Every generation gets the music panic it deserves. Boomers had backwards satanic messages in vinyl. Millennials had the industry plant discourse. And now, Gen Z has gifted us something even more unhinged: the psy-op accusation. The latest victim? New York rock band Geese, who apparently make music so good and so weirdly well-timed that the internet has decided they must be a psychological operation. Yes, really.
Wait, what even is a psy-op band?
The classic 'industry plant' label has been around forever. It basically means a band that pretends to be scrappy and independent while secretly having major label money and connections propping them up. Shady? Sure. But a psy-op implies something far darker - a coordinated, shadowy campaign designed to manipulate public perception on a deeper level.
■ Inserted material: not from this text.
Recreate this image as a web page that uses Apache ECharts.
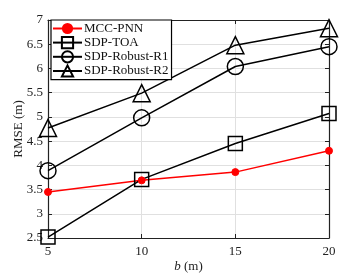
<!DOCTYPE html>
<html><head><meta charset="utf-8">
<script src="https://cdn.jsdelivr.net/npm/echarts@6/dist/echarts.min.js"></script>
<style>html,body{margin:0;padding:0;background:#fff}#c{width:364px;height:273px}</style>
</head><body><div id="c"></div>
<script>
const xVals = [5, 10, 15, 20];
const mccPnn = [3.45, 3.69, 3.86, 4.30];
const sdpToa = [2.52, 3.71, 4.45, 5.07];
const sdpR1 = [3.89, 4.98, 6.04, 6.45];
const sdpR2 = [4.77, 5.49, 6.48, 6.83];
const seriesNames = ['MCC-PNN', 'SDP-TOA', 'SDP-Robust-R1', 'SDP-Robust-R2'];

const font = "'Liberation Serif', 'Times New Roman', serif";
const chart = echarts.init(document.getElementById('c'));
function pairs(v){ return xVals.map((x,i)=>[x, v[i]]); }
function mk(name, data, color, symbol, size){
  return {
    name, type:'line', data: pairs(data), symbol, symbolSize: size,
    lineStyle:{color, width:1.5},
    itemStyle: color==='#ff0000' ? {color, borderColor:color} : {color:'rgba(0,0,0,0)', borderColor:color, borderWidth:1.5},
    emphasis:{disabled:true}, animation:false, z: 3
  };
}
const axCommon = {
  axisLine:{show:true, lineStyle:{color:'#222', width:1.2}},
  axisTick:{show:true, inside:true, length:4, lineStyle:{color:'#222'}},
};
chart.setOption({
  animation:false,
  grid:{left:48, right:35, top:20, bottom:35, containLabel:false, outerBoundsMode:'none'},
  legend:{
    data: seriesNames, orient:'vertical', left:51, top:20,
    backgroundColor:'#fff', borderColor:'#000', borderWidth:1.2, borderRadius:0,
    padding:[2,3,2,1], itemGap:1, itemWidth:29, itemHeight:14,
    textStyle:{fontFamily:font, fontSize:13, color:'#111', padding:[0,0,0,-3]},
    selectedMode:false
  },
  xAxis:[
    Object.assign({type:'value', min:5, max:20, interval:5, position:'bottom',
      axisLabel:{fontFamily:font, fontSize:13, color:'#222', margin:7},
      splitLine:{show:true, lineStyle:{color:'#e0e0e0', width:1}},
      name:'{i|b} (m)', nameLocation:'middle', nameGap:22, nameMoveOverlap:false,
      nameTextStyle:{fontFamily:font, fontSize:13, color:'#222', rich:{i:{fontFamily:font, fontStyle:'italic', fontSize:13}}}
    }, axCommon),
    Object.assign({type:'value', min:5, max:20, interval:5, position:'top',
      axisLabel:{show:false}, splitLine:{show:false}}, axCommon)
  ],
  yAxis:[
    Object.assign({type:'value', min:2.5, max:7, interval:0.5, position:'left',
      axisLabel:{fontFamily:font, fontSize:13, color:'#222', margin:5},
      splitLine:{show:true, lineStyle:{color:'#e0e0e0', width:1}},
      name:'RMSE (m)', nameLocation:'middle', nameGap:23, nameRotate:90, nameMoveOverlap:false,
      nameTextStyle:{fontFamily:font, fontSize:13, color:'#222'}
    }, axCommon),
    Object.assign({type:'value', min:2.5, max:7, interval:0.5, position:'right',
      axisLabel:{show:false}, splitLine:{show:false}}, axCommon)
  ],
  series:[
    mk(seriesNames[0], mccPnn, '#ff0000', 'circle', 7),
    mk(seriesNames[1], sdpToa, '#000', 'rect', 14),
    mk(seriesNames[2], sdpR1, '#000', 'circle', 16),
    mk(seriesNames[3], sdpR2, '#000', 'triangle', 17)
  ]
});
</script></body></html>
It's the difference between accusing someone of cheating at cards and accusing them of rewriting the rules of reality itself.

Geese, for the uninitiated, are a chaotic, wired, genuinely exciting rock band. Their music is the kind that makes you feel like you discovered something, which - and here's the kicker - is apparently now suspicious. Dazed Digital points out that this is exactly the problem: the accusation doesn't centre on dodgy label deals anymore. It centres on the music being too good and the aesthetic being too coherent. We are now in a timeline where competence is a red flag.
The real psy-op is the distrust we built along the way
Here's what the Geese discourse actually reveals: music listeners are so burned by decades of manufactured moments, algorithmic playlisting, and TikTok-to-streaming pipelines that genuine excitement now reads as manipulation. Which is, genuinely, a bit sad.

If every band that feels curated, cool, and culturally relevant is automatically suspect, then we've essentially built a worldview where good marketing and good art cannot coexist. And that's a miserable place to listen to music from.
As Dazed notes, the 'psy-op' framing is meaningfully different from older critiques - it positions the audience as targets rather than just consumers. And once you start thinking like a target, everything looks like a weapon.

So are Geese a psy-op?
Almost certainly not. But the fact that the question feels worth asking says everything about where we are culturally. We're so deep in skepticism that we've started treating good taste as a threat. Maybe the real psy-op was the paranoia we developed along the way. Or maybe, just maybe, some bands are simply good and we should be allowed to enjoy that without filing a FOIA request first.
Put the conspiracy hat down. Press play. Touch grass.